Look through the material below and copy exactly the lines from the line with "Write a Python" to the line with "ax = fig.add_axes([0.2117, 0.272, 0.518, 0.634])", those two lines included.

Entries with chart source code
◇ ◇ ◇ ◇

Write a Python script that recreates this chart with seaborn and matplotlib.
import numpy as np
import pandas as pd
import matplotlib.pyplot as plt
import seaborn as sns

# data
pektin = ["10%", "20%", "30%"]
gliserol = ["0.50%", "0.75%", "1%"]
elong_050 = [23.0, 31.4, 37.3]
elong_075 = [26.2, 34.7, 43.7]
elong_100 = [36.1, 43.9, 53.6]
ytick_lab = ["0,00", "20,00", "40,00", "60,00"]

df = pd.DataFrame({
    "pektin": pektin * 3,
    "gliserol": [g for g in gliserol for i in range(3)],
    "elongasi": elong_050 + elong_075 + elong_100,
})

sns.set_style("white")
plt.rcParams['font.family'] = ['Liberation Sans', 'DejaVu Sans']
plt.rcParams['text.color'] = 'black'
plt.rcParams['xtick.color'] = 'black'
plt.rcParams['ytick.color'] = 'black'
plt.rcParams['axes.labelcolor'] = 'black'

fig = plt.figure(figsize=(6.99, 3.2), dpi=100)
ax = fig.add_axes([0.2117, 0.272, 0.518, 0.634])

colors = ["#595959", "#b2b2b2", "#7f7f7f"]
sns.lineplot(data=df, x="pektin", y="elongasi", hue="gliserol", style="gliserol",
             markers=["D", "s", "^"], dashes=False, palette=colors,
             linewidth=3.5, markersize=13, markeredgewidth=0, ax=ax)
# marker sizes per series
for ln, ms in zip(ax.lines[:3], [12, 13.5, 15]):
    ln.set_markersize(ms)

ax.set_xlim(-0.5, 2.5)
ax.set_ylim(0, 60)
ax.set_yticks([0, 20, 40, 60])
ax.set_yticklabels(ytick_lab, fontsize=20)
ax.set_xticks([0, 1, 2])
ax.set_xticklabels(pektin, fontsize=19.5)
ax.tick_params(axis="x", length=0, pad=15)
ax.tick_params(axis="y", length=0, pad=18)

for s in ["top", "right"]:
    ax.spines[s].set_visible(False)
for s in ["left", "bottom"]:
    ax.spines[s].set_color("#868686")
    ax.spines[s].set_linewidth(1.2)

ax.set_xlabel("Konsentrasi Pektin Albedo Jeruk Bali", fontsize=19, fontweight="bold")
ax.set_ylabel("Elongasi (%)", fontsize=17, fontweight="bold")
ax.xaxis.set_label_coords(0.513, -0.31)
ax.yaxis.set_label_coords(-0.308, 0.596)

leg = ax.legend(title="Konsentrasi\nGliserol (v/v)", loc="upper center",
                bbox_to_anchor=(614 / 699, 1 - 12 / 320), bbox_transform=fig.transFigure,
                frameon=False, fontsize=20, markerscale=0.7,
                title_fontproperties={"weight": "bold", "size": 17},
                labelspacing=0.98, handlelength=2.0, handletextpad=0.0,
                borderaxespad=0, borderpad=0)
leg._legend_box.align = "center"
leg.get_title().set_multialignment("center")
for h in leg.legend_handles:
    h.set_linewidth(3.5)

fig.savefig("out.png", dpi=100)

◇ ◇ ◇ ◇

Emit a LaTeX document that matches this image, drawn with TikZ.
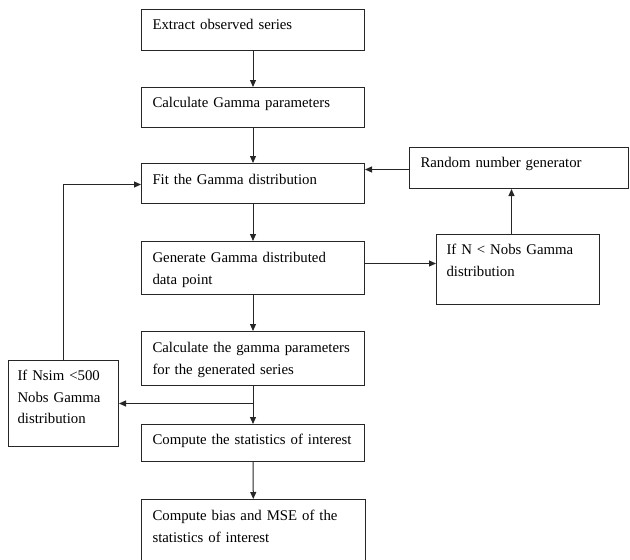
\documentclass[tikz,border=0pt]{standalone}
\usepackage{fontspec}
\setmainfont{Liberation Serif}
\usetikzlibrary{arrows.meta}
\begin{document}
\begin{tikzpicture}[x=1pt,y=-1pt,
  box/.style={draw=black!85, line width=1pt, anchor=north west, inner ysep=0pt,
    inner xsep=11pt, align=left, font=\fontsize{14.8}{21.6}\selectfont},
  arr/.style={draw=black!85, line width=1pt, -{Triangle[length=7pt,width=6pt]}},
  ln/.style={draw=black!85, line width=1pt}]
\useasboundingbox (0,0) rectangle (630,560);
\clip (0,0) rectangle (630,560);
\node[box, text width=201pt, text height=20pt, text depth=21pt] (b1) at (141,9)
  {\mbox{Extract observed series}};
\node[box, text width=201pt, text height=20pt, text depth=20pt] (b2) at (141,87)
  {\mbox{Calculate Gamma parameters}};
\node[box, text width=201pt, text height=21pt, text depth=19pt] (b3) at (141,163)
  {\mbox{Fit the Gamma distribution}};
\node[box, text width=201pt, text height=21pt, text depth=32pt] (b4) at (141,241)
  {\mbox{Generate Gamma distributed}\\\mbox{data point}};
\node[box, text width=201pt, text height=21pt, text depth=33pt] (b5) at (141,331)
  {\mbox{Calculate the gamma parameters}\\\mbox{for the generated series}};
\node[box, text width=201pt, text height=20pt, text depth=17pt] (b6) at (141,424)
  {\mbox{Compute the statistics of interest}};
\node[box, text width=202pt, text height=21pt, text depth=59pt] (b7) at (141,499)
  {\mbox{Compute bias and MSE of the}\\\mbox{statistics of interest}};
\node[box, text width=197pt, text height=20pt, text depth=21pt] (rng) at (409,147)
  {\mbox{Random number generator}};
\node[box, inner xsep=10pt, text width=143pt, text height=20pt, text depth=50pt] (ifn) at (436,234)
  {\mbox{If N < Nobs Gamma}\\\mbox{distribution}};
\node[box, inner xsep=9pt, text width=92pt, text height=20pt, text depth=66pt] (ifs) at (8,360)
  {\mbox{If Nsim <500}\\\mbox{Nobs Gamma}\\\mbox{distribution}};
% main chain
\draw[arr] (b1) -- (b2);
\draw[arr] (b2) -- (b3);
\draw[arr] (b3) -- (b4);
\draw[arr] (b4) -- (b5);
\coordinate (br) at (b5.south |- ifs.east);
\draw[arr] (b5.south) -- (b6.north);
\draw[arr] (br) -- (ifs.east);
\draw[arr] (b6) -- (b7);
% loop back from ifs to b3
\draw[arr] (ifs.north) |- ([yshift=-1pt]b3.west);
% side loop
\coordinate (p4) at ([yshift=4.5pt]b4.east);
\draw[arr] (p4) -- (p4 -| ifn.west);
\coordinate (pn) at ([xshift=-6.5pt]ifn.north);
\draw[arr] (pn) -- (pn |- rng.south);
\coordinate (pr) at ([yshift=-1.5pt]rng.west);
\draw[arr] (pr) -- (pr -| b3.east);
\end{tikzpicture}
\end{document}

◇ ◇ ◇ ◇

=== THE OUTPUT ===
Write a Python script that recreates this chart with seaborn and matplotlib.
import numpy as np
import pandas as pd
import matplotlib.pyplot as plt
import seaborn as sns

# data
pektin = ["10%", "20%", "30%"]
gliserol = ["0.50%", "0.75%", "1%"]
elong_050 = [23.0, 31.4, 37.3]
elong_075 = [26.2, 34.7, 43.7]
elong_100 = [36.1, 43.9, 53.6]
ytick_lab = ["0,00", "20,00", "40,00", "60,00"]

df = pd.DataFrame({
    "pektin": pektin * 3,
    "gliserol": [g for g in gliserol for i in range(3)],
    "elongasi": elong_050 + elong_075 + elong_100,
})

sns.set_style("white")
plt.rcParams['font.family'] = ['Liberation Sans', 'DejaVu Sans']
plt.rcParams['text.color'] = 'black'
plt.rcParams['xtick.color'] = 'black'
plt.rcParams['ytick.color'] = 'black'
plt.rcParams['axes.labelcolor'] = 'black'

fig = plt.figure(figsize=(6.99, 3.2), dpi=100)
ax = fig.add_axes([0.2117, 0.272, 0.518, 0.634])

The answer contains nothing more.